Movie Reviews by Edwin Jahiel



Me You Them (Eu Tu Elos) (Brazil, 2000) ***


Directed by Andrucha Waddington. Written by Elena Soarez. Photography, Breno Silveira. Editing, Vicente Kubrusly. Production design, Toni Vanzolini. Music, Gilberto Gil. Cast: Regina Casé (Darlene), Lima Duarte (Osias), Stenio Garcia (Zezinho), Luis Carlos Vasconcelos (Ciro), Nilda Spencer (Raquel) A Sony Classics release. In Brazilian Portuguese, with subtitles. 107 minutes. PG-13 (non-graphic but scabrous situations)

The first thing I noticed was the ungrammatical translation of the title, which should be "I you they." But then I'm a member of the Language Police. The second thing was that the movie defies conventional morality but in a matter-of-fact fashion and without deifying its own non-standards.

It is set in the impoverished, city-less and sparsely populated "sertao," the large scrub-brush area in northeast Brazil which could roughly be compared to Australia's outback. In a village, Darlene (played by a very popular stage and TV actress) has become a single mother and left the area with her baby son. Soon after she returns with the child, some three years later. For practical reasons she marries Osias, an older man who is almost rich by the extremely undemanding local standards. He provides a roof. Darlene, says he "is strong, she can do everything," which is indeed the case. Beyond household duties she also labors in the fields.

Darlene is in her thirties --or at least she looks it. She is no beauty. Her lantern jaw almost duplicates Jay Leno's; her teeth might fascinate Dr. Kunas, my periodontist. But she has an easy, cheerful character, smiles a lot and likes men. Physically, she reminds me a bit of a most talented American actress who is no looker either but has been showered with nominations and prizes. I will not be so indelicate as to identify her.

At this point I am also reminded of that 1977 hit movie from Brazil, "Dona Flor and Her Two Husbands." But that was a comic fantasy, in which a beautiful, sexy woman's womanizer-husband dies; she remarries a dull fellow.... then the dead man reappears in the flesh.

In "Me You Them," the now married Darlene accumulates husbands, that is, if you take this term to mean lovers or common-law husbands. Osias, her legal spouse, is a an old fellow who does not work and spends all his time in a hammock listening to his transistor radio. We can take for granted that the couple have occasional sex, but this is not shown or mentioned. However, when Darlene gets pregnant again, the child is dark, "much blacker than Osias." He is the outcome of a brief encounter with another man.

Then Osias's middle-aged cousin Zezinho, come to visit, makes himself useful and remains with the couple. Another child is born. Soon after, Ciro, Darlene's twenty-something co-worker in the fields comes to live with the Osias-Darlene-Zezinho triangle... and fathers another child yet. What we have here is a "Menage a Many" which except for rare peevish remarks, lives "normally" by the unspoken standards of its own logic. The child-count would actually justify an alternate title "Darlene and her five husbands," if you add to the men in the household the first, unseen fellow who had ditched Darlene at the altar and then the father of the dark-skinned baby.
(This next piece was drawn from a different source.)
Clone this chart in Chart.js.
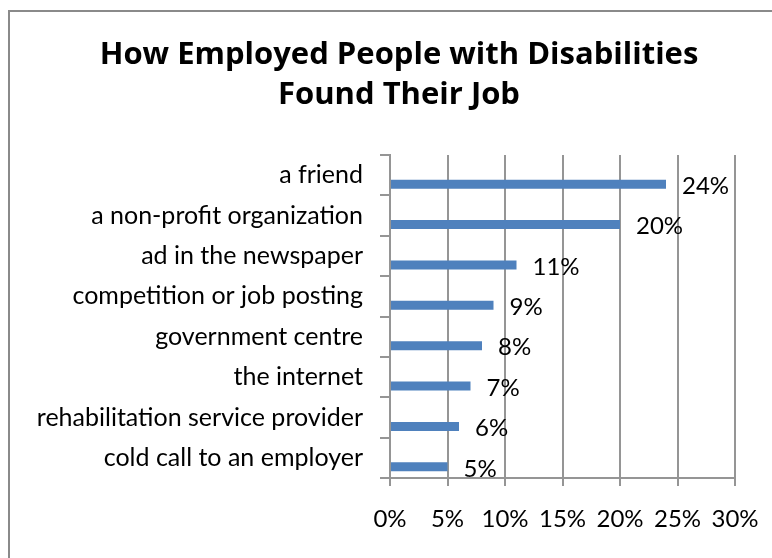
<!DOCTYPE html>
<html>
<head>
<meta charset="utf-8">
<title>How Employed People with Disabilities Found Their Job</title>
<script src="https://cdn.jsdelivr.net/npm/chart.js@4/dist/chart.umd.min.js"></script>
<style>
  html, body { margin: 0; padding: 0; background: #fff; overflow: hidden; }
  #frame {
    position: absolute;
    left: 8px;
    top: 10px;
    width: 778px;
    height: 560px;
    border: 2px solid #8a8a8a;
  }
  canvas { display: block; }
</style>
</head>
<body>
<div id="frame">
  <canvas id="jobChart" width="778" height="546"></canvas>
</div>
<script>
// Como as pessoas empregadas com deficiência encontraram o emprego
const titleLines = ['How Employed People with Disabilities', 'Found Their Job'];
const sources = [
    'a friend',
    'a non-profit organization',
    'ad in the newspaper',
    'competition or job posting',
    'government centre',
    'the internet',
    'rehabilitation service provider',
    'cold call to an employer'
];
const shares = [24, 20, 11, 9, 8, 7, 6, 5];
const axisTicks = [0, 5, 10, 15, 20, 25, 30];

const FONT = 'Lato, Calibri, Carlito, sans-serif';
const TITLE_FONT = '"Open Sans", Calibri, sans-serif';
const GRID = '#959595';

// Escreve o valor ao lado de cada barra
const valueLabels = {
    id: 'valueLabels',
    afterDatasetsDraw(chart) {
        const ctx = chart.ctx;
        const meta = chart.getDatasetMeta(1);
        ctx.save();
        ctx.font = '24px ' + FONT;
        ctx.fillStyle = '#000';
        ctx.textAlign = 'left';
        ctx.textBaseline = 'middle';
        meta.data.forEach((bar, i) => {
            ctx.fillText(shares[i] + '%', bar.x + 16, bar.y + 2);
        });
        ctx.restore();
    }
};

const ctx = document.getElementById('jobChart').getContext('2d');
new Chart(ctx, {
    type: 'bar',
    data: {
        labels: sources,
        datasets: [
            {
                // série vazia: empurra as barras para a metade de baixo de cada linha
                label: '',
                data: sources.map(() => null)
            },
            {
                label: 'Share',
                data: shares,
                backgroundColor: '#4f81bd',
                borderWidth: 0
            }
        ]
    },
    options: {
        indexAxis: 'y',
        responsive: false,
        animation: false,
        categoryPercentage: 0.89,
        barPercentage: 0.5,
        layout: { padding: 0 },
        plugins: {
            legend: { display: false },
            tooltip: { enabled: false },
            title: {
                display: true,
                text: titleLines,
                color: '#000',
                font: { family: TITLE_FONT, size: 31, weight: 'bold', lineHeight: '40px' },
                padding: { top: 23, bottom: 40 }
            }
        },
        scales: {
            x: {
                min: axisTicks[0],
                max: axisTicks[axisTicks.length - 1],
                afterBuildTicks(scale) {
                    scale.ticks = axisTicks.map(v => ({ value: v }));
                },
                afterFit(scale) { scale.height = 80; },
                grid: { color: GRID, lineWidth: 2, tickLength: 8 },
                border: { color: GRID, width: 2 },
                ticks: {
                    color: '#000',
                    padding: 19,
                    font: { family: FONT, size: 24 },
                    callback: v => v + '%'
                }
            },
            y: {
                afterFit(scale) { scale.width = 380; },
                grid: { color: GRID, lineWidth: 2, tickLength: 10, drawOnChartArea: false },
                border: { color: GRID, width: 2 },
                ticks: {
                    color: '#000',
                    padding: 17,
                    font: { family: FONT, size: 25 }
                }
            },
            // margem à direita do gráfico, sem desenho; o título continua centrado na largura toda
            rightGap: {
                position: 'right',
                type: 'linear',
                afterFit(scale) { scale.width = 53; },
                grid: { display: false },
                border: { display: false },
                ticks: { display: false }
            }
        }
    },
    plugins: [valueLabels]
});
</script>
</body>
</html>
Not much is spelled out during the film. There is in Darlene a sub-layer of lust for life as well as a special, quiet and unspoken kind of "joie de vivre." But nowhere do we encounter hints of moral indignation. One has to take facts as they are presented. This is no Hollywood film with great passions, "sins," dramatic events or retributions.

What prevails seems to be a special, matter-of-fact outlook (or non-look) on life in the barren "sertao." Its people are poor but not destitute. They are not shown subsisting in the lower depths The real poverty of the region not only goes unmentioned, it gets camouflaged by fine camera work, much Brazilian music, people dancing in a sort of bar and playing during a small, unexpected country fair

In addition to the total absence of contraception, there are no explicit traces of social protest. Yet the movie's viewers might wonder at the wisdom of making children destined for a life of poverty.
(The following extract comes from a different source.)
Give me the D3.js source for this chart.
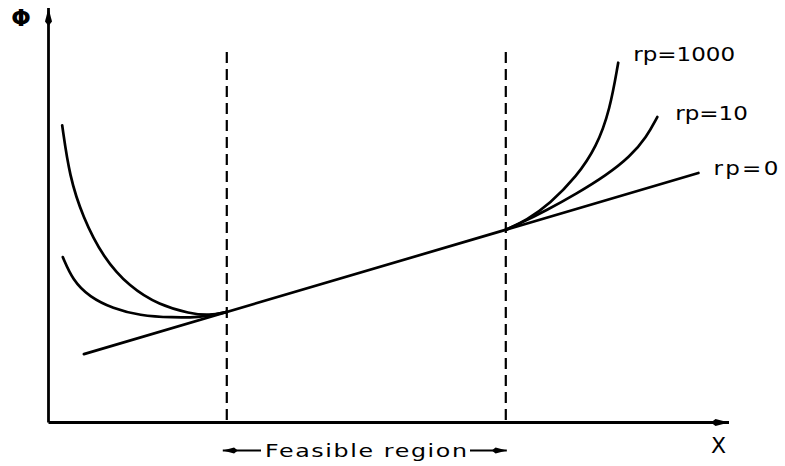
<!DOCTYPE html>
<html>
<head>
<meta charset="utf-8">
<script src="https://cdn.jsdelivr.net/npm/d3@7/dist/d3.min.js"></script>
<style>
  html, body { margin: 0; padding: 0; background: #fff; }
  svg { display: block; }
  text { font-family: "DejaVu Sans", sans-serif; fill: #000; }
</style>
</head>
<body>
<svg id="chart" width="785" height="466"></svg>
<script>
// Penalty function Φ(x) for several penalty weights rp
const rp0 = [[5.2, 16.5], [95.5, 60.2]];

const rp10Left = [
  [2.10, 39.9], [3.57, 34.3], [6.03, 30.3], [9.46, 27.5], [13.38, 25.8],
  [18.28, 25.3], [22.21, 25.4], [24.66, 26.1], [26.2, 26.68]
];
const rp1000Left = [
  [2.01, 71.7], [3.09, 59.3], [5.04, 49.6], [7.99, 39.9], [11.91, 32.7],
  [16.32, 28.3], [20.74, 26.3], [23.68, 25.8], [26.2, 26.68]
];
const rp10Right = [
  [67.2, 46.51], [69.26, 48.0], [73.19, 51.2], [77.6, 55.2], [82.01, 59.7],
  [85.44, 64.1], [87.9, 68.9], [89.46, 73.7]
];
const rp1000Right = [
  [67.2, 46.51], [70.25, 48.8], [73.68, 52.8], [77.6, 59.3], [80.54, 66.5],
  [82.5, 75.4], [83.72, 86.8]
];

// Feasible region boundaries (x)
const feasibleBounds = [26.2, 67.2];

const curveLabels = ["rp=1000", "rp=10", "rp=0"];
const axisLabels = { y: "Φ", x: "X" };
const regionLabel = "Feasible region";

const svg = d3.select("#chart");

const x = d3.scaleLinear().domain([0, 100]).range([48.5, 729]);
const y = d3.scaleLinear().domain([0, 100]).range([422.5, 8]);

// Arrowhead markers
const defs = svg.append("defs");
function arrowMarker(id, len, half) {
  defs.append("marker")
    .attr("id", id)
    .attr("markerUnits", "userSpaceOnUse")
    .attr("viewBox", `${-len - 2} ${-half - 1} ${len + 4} ${2 * half + 2}`)
    .attr("refX", 0).attr("refY", 0)
    .attr("markerWidth", len + 4).attr("markerHeight", 2 * half + 2)
    .attr("orient", "auto")
    .append("path")
    .attr("d", `M0,0 L${-len * 0.75},${-half} L${-len},0 L${-len * 0.75},${half} Z`)
    .attr("fill", "#000");
}
arrowMarker("axisArrow", 18, 3.5);
arrowMarker("smallArrow", 15, 3);

// Axes (no ticks)
const xAxis = d3.axisBottom(x).tickValues([]).tickSizeOuter(0);
const yAxis = d3.axisLeft(y).tickValues([]).tickSizeOuter(0);

const gx = svg.append("g").attr("transform", `translate(0,${y(0)})`).call(xAxis);
const gy = svg.append("g").attr("transform", `translate(${x(0)},0)`).call(yAxis);
[gx, gy].forEach(g => g.select(".domain")
  .attr("stroke", "#000").attr("stroke-width", 2.8)
  .attr("marker-end", "url(#axisArrow)"));
// draw the y-axis path upward so its arrow sits at the top
gy.select(".domain").attr("d", `M0,${y(0)}V${y(100)}`);
gx.select(".domain").attr("d", `M${x(0)},0H${x(100)}`);

svg.append("text")
  .attr("x", 21).attr("y", 26)
  .attr("text-anchor", "middle")
  .attr("font-size", 23).attr("font-weight", "bold")
  .text(axisLabels.y);

svg.append("text")
  .attr("x", 718.5).attr("y", 453)
  .attr("text-anchor", "middle")
  .attr("font-size", 22)
  .text(axisLabels.x);

// Feasible region boundaries
svg.selectAll("line.bound")
  .data(feasibleBounds)
  .join("line")
  .attr("class", "bound")
  .attr("x1", d => x(d)).attr("x2", d => x(d))
  .attr("y1", 52).attr("y2", y(0) - 2)
  .attr("stroke", "#000")
  .attr("stroke-width", 2.2)
  .attr("stroke-dasharray", "11,6");

// Curves
const line = d3.line()
  .x(d => x(d[0]))
  .y(d => y(d[1]))
  .curve(d3.curveBasis);

[rp0, rp10Left, rp1000Left, rp10Right, rp1000Right].forEach(data => {
  svg.append("path")
    .datum(data)
    .attr("d", line)
    .attr("fill", "none")
    .attr("stroke", "#000")
    .attr("stroke-width", 2.7)
    .attr("stroke-linecap", "round");
});

// Wide, plotter-like lettering
function wideText(px, py, str, size, len, sx) {
  const t = svg.append("text")
    .attr("transform", `translate(${px},${py}) scale(${sx},1)`)
    .attr("font-size", size)
    .text(str);
  if (len) t.attr("textLength", len / sx).attr("lengthAdjust", "spacing");
}

// Curve labels next to their right-hand ends
const labelEnds = [
  rp1000Right[rp1000Right.length - 1],
  rp10Right[rp10Right.length - 1],
  rp0[rp0.length - 1]
];
const labelOffsets = [[15, -2], [18, 2.5], [15, 2]];
const labelLengths = [null, null, 65];
curveLabels.forEach((t, i) => {
  wideText(x(labelEnds[i][0]) + labelOffsets[i][0],
           y(labelEnds[i][1]) + labelOffsets[i][1],
           t, 20, labelLengths[i], 1.15);
});

// Feasible region annotation with arrows to each boundary
const annY = 450.5;
svg.append("line")
  .attr("x1", 261).attr("x2", x(feasibleBounds[0]) - 4)
  .attr("y1", annY).attr("y2", annY)
  .attr("stroke", "#000").attr("stroke-width", 1.8)
  .attr("marker-end", "url(#smallArrow)");
svg.append("line")
  .attr("x1", 470).attr("x2", x(feasibleBounds[1]) + 1)
  .attr("y1", annY).attr("y2", annY)
  .attr("stroke", "#000").attr("stroke-width", 1.8)
  .attr("marker-end", "url(#smallArrow)");
wideText(265, 456.7, regionLabel, 18, 202, 1.32);
</script>
</body>
</html>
Whether Darlene is so fertile that she produces a kid per sexual encounter I cannot tell. The movie's text has its own brand of discretion. When night falls, the interior visuals go into most unrevealing darkness. Houses, lacking electricity are underlit by candles. These, in turn hide any sights of intimacy and don't tell you whether or not acrobatic sex takes place within the prevailing hammocks.

The film is skillfully photographed. At least some of its exteriors of nature shot in changing light give a certain beauty to the bareness of the views. Unexpected too is the non-violence of the story and its several sudden spurts of dialogue so fast that sometimes the subtitles don't stay long enough on the screen.

Director Waddington, who has done well with commercials and whose second feature this is, was 25 in 1995 when he had the idea of making this film. What triggered it was a TV special about a woman who lived with three husbands. "Me You Them" is an invented tale of polygamy but does a basis on facts. I think that one of its mottoes could be "the casualness of sex without casualties."